United Benefit Advisors Insight and Analysis Blog

How Benefits Communication Boosts the Bottom Line

By Bill Olson, VP, Marketing & Communications at United Benefit Advisors
  Jun 5, 2014 1:11:00 PM

describe the imageAs the cost of employer-sponsored health insurance continues to rapidly outpace wages and inflation, now more than ever employers are looking for ways to keep costs down. One way to do so (that requires very modest investment) is by improving benefits communication, a critical component of employee engagement.

Industry research has shown that employees have a positive perception of their benefits (even when the overall package is mediocre) if there is an excellent communications plan in place. Unfortunately, three out of four employees say they need more education to understand how changes in their benefits affect their financial safety net*.

And, as more and more employers move to high deductible health plans, making employees aware of how to use their benefits and take control of their health care consumption will be the key to cost savings.

UBA’s white paper, "A Business Case For Benefits Communications,” addresses how best to reach employees, what they need to know, and how they prefer to receive the information. 

For example, here are a few examples from the white paper:
 

HIDDEN PAYCHECKS

Total compensation statements, or “hidden paychecks,” serve as excellent ways to inform employees about what the company is providing for them. These statements not only outline an employee's wages but also display the employer’s contributions to benefit plans such as medical, life, retirement, and more.
 

MAKING EMPLOYEES 'STEWARDS' OF THE PLAN

Sharing the financials associated with the health plan and other benefits help employees understand and become ‘stewards’ of the plans, wanting to become better consumers and help control costs. It’s helping employees understand what they can and can't control in the health care puzzle.
 

BENCHMARKING DATA

Communicating benchmark data about how an employer’s plan compares with those of other companies is another way to drive home the value of a benefits package.

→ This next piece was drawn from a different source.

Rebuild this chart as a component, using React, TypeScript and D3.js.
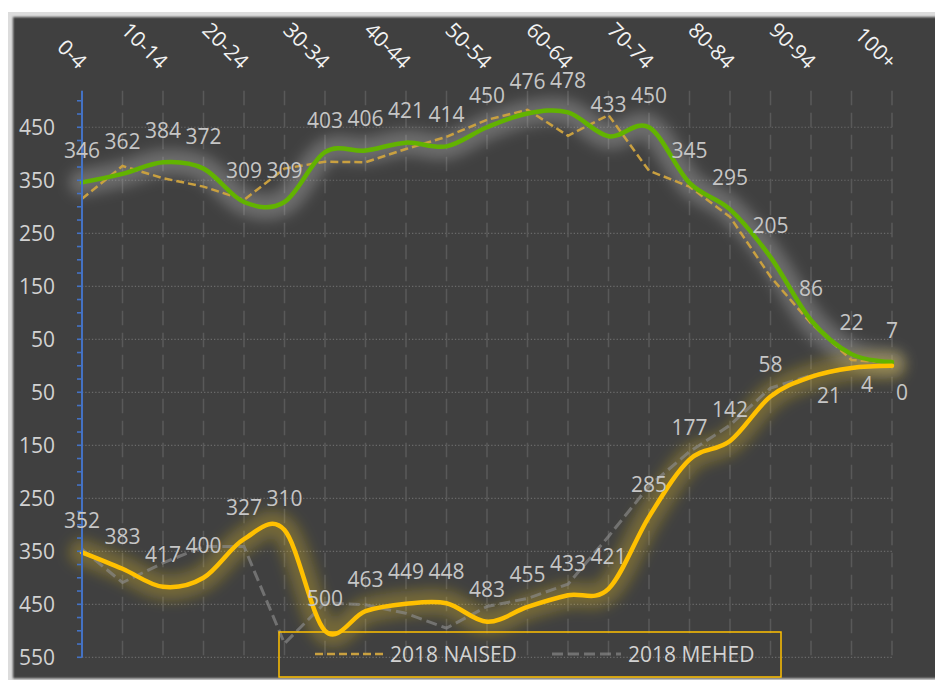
import React from "react";
import * as d3 from "d3";

// ---- data ----
const categories = [
  "0-4", "5-9", "10-14", "15-19", "20-24", "25-29", "30-34", "35-39", "40-44", "45-49",
  "50-54", "55-59", "60-64", "65-69", "70-74", "75-79", "80-84", "85-89", "90-94", "95-99", "100+",
];
// solid green series (women, labelled)
const naisedNew = [346, 362, 384, 372, 309, 309, 403, 406, 421, 414, 450, 476, 478, 433, 450, 345, 295, 205, 86, 22, 7];
// solid yellow series (men, labelled, drawn below zero)
const mehedNew = [352, 383, 417, 400, 327, 310, 500, 463, 449, 448, 483, 455, 433, 421, 285, 177, 142, 58, 21, 4, 0];
// dashed 2018 series
const naised2018 = [315, 377, 354, 338, 313, 372, 385, 384, 409, 432, 464, 483, 434, 473, 368, 338, 281, 168, 80, 11, 5];
const mehed2018 = [346, 409, 372, 341, 341, 524, 447, 451, 467, 495, 454, 439, 412, 322, 227, 162, 112, 42, 18, 5, 0];
const yTicks = [-550, -450, -350, -250, -150, -50, 50, 150, 250, 350, 450];
const legendLabels = ["2018 NAISED", "2018 MEHED"];

const FONT = "'Open Sans', 'DejaVu Sans', sans-serif";

export default function App() {
  const W = 935;
  const H = 680;
  const x = d3.scalePoint<string>().domain(categories).range([82, 892]).padding(0);
  const y = d3.scaleLinear().domain([-550, 519]).range([657.3, 90.7]);

  const minorTicks = d3.range(-550, 501, 25);

  const smooth = d3
    .line<number>()
    .x((_, i) => x(categories[i]) as number)
    .y((d) => y(d))
    .curve(d3.curveCardinal.tension(0));
  const straight = d3
    .line<number>()
    .x((_, i) => x(categories[i]) as number)
    .y((d) => y(d));

  const greenPath = smooth(naisedNew) || "";
  const yellowPath = smooth(mehedNew.map((v) => -v)) || "";
  const goldPath = straight(naised2018) || "";
  const greyPath = straight(mehed2018.map((v) => -v)) || "";

  // manual nudges of a few labels (center offset relative to point)
  const yellowNudge: Record<number, [number, number]> = {
    18: [18, 18.5],
    19: [15.5, 17],
    20: [10, 26.7],
  };

  const labelColor = "#c6c6c6";

  return (
    <svg
      width={W}
      height={H}
      viewBox={`0 0 ${W} ${H}`}
      style={{ position: "fixed", left: 0, top: 0, display: "block" }}
    >
      <defs>
        <filter id="blurGlow" x="-20%" y="-20%" width="140%" height="140%">
          <feGaussianBlur stdDeviation="6.5" />
        </filter>
        <filter id="edge" x="-5%" y="-5%" width="110%" height="110%">
          <feGaussianBlur stdDeviation="1.2" />
        </filter>
      </defs>
      <rect x={0} y={0} width={W} height={H} fill="#ffffff" />
      {/* frame */}
      <rect x={8} y={12} width={940} height={680} fill="#dcdcdc" />
      <rect x={13} y={17} width={940} height={661.5} fill="#404040" filter="url(#edge)" />
      <rect x={15} y={19} width={940} height={657} fill="#404040" />

      {/* horizontal dotted gridlines */}
      {yTicks.map((t) => (
        <line
          key={"h" + t}
          x1={82}
          x2={892}
          y1={y(t)}
          y2={y(t)}
          stroke="#6a6a6a"
          strokeWidth={1.2}
          strokeDasharray="1.3 2"
        />
      ))}
      {/* vertical dashed gridlines */}
      {categories.map((c) => (
        <line
          key={"v" + c}
          x1={x(c)}
          x2={x(c)}
          y1={y(519)}
          y2={y(-550)}
          stroke="#595959"
          strokeWidth={1.5}
          strokeDasharray="14.5 7.5"
        />
      ))}

      {/* glows */}
      <path d={greenPath} fill="none" stroke="#c8c8c8" strokeOpacity={0.32} strokeWidth={26} strokeLinecap="round" strokeLinejoin="round" filter="url(#blurGlow)" />
      <path d={yellowPath} fill="none" stroke="#ffd21a" strokeOpacity={0.27} strokeWidth={26} strokeLinecap="round" strokeLinejoin="round" filter="url(#blurGlow)" />

      {/* dashed 2018 series */}
      <path d={goldPath} fill="none" stroke="#c9a040" strokeWidth={2.5} strokeDasharray="8 4" />
      <path d={greyPath} fill="none" stroke="#8c8c8c" strokeOpacity={0.65} strokeWidth={3} strokeDasharray="11 5" />

      {/* solid series */}
      <path d={greenPath} fill="none" stroke="#62b300" strokeWidth={4.5} strokeLinecap="round" />
      <path d={yellowPath} fill="none" stroke="#ffc000" strokeWidth={4.5} strokeLinecap="round" />

      {/* y axis */}
      <line x1={82} x2={82} y1={y(519)} y2={y(-550)} stroke="#4472c4" strokeWidth={2} />
      {minorTicks.map((t) => (
        <line key={"t" + t} x1={77} x2={82} y1={y(t)} y2={y(t)} stroke="#4472c4" strokeWidth={1.6} />
      ))}
      {yTicks.map((t) => (
        <text
          key={"yl" + t}
          x={55}
          y={y(t) + 7.5}
          textAnchor="end"
          fontFamily={FONT}
          fontSize={21}
          fill="#d2d2d2"
        >
          {Math.abs(t)}
        </text>
      ))}

      {/* category labels */}
      {categories.map((c, i) =>
        i % 2 === 0 ? (
          <text
            key={"c" + c}
            transform={`translate(${(x(c) as number) + 1},65) rotate(45)`}
            textAnchor="end"
            y={7.5}
            fontFamily={FONT}
            fontSize={21}
            fill="#f2f2f2"
          >
            {c}
          </text>
        ) : null
      )}

      {/* data labels */}
      {naisedNew.map((v, i) => (
        <text
          key={"gl" + i}
          x={x(categories[i])}
          y={y(v) - 32 + 7.5}
          textAnchor="middle"
          fontFamily={FONT}
          fontSize={21}
          fill={labelColor}
        >
          {v}
        </text>
      ))}
      {mehedNew.map((v, i) => {
        const n = yellowNudge[i] || [0, -32];
        return (
          <text
            key={"yl2" + i}
            x={(x(categories[i]) as number) + n[0]}
            y={y(-v) + n[1] + 7.5}
            textAnchor="middle"
            fontFamily={FONT}
            fontSize={21}
            fill={labelColor}
          >
            {v}
          </text>
        );
      })}

      {/* legend */}
      <rect x={279} y={632} width={502} height={45} fill="none" stroke="#ffc000" strokeWidth={1.5} />
      <line x1={315} x2={385} y1={654} y2={654} stroke="#c9a040" strokeWidth={2.5} strokeDasharray="8 4" />
      <text x={390} y={661.7} fontFamily={FONT} fontSize={21} fill="#d2d2d2">
        {legendLabels[0]}
      </text>
      <line x1={552} x2={621} y1={654} y2={654} stroke="#8c8c8c" strokeOpacity={0.65} strokeWidth={3} strokeDasharray="11 5" />
      <text x={628} y={661.7} fontFamily={FONT} fontSize={21} fill="#d2d2d2">
        {legendLabels[1]}
      </text>
    </svg>
  );
}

“We use the benchmark data from the UBA Health Plan Survey to compare not only benefits, but contribution levels,” says Andrea Kinkade, president/employee benefits advisor with Kaminsky & Associates, a UBA Partner Firm in Ohio. “We even use it during open enrollment meetings to illustrate how our clients’ benefits and contributions levels are better than their peers. It is an extremely beneficial and key part of the renewal process as many companies struggle with what level of coverage to offer and how much cost sharing to include. When their benefits exceed the benchmarks, it is a great reminder to employees of just how good a medical program they have.”